Whether the consumer market will feel an urgent need for a pocket-sized projector is another thing: it’s easy to fall back on excitement and look past the notion of whether or not such a product is actually useful. But I’m sure it is–the very notion of miniaturizing projectors will eventually lead us to that golden, shining moment in the future, the moment wherein we’ll walk up to a touchscreen, press a button, and a tiny beam of light we can barely see will project some kind of spinning image of our dreams, right in front of us. Why is it that all my expectations of future technological direction can be traced back to 3 or 4 movies?

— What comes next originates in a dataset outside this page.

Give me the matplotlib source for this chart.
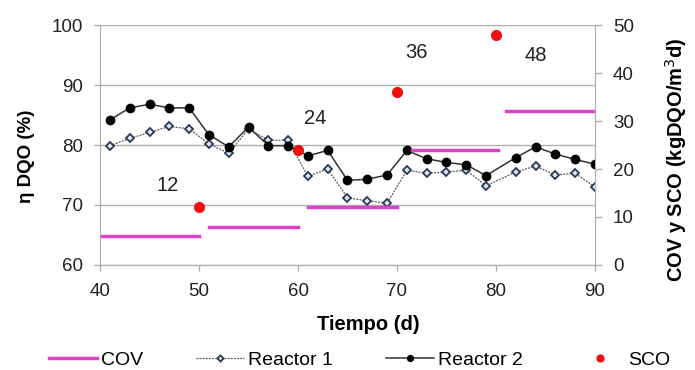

Getting back to the projector, though: it’s the versatility of it all that’s incredible. I think this is a ridiculous moment, overall, for the amount of new technology that is suddenly being crammed down into small spaces. We’ve got a full-fledged HDTV camera with interchangeable, pro-level lenses in the new Canon EOS Mark II 5D, the juggernaut that is the iPhone, a netbook revolution, and 3d Printers that don’t take up a room but rather just some space on your desk. The amount of time between these innovations keeps shrinking exponentially. What seems to be different this time is we’re not looking at leaps and bounds in say, processing speed, but in the physical nature of things: product size, digital imaging, incredibly small but still-usable products.
When the launch of the new Macbooks gets a video detailing the exact industrial design process as a crucial launch component, there’s some kind of new object-design era at hand, no? It’s a fun time to be buying stuff.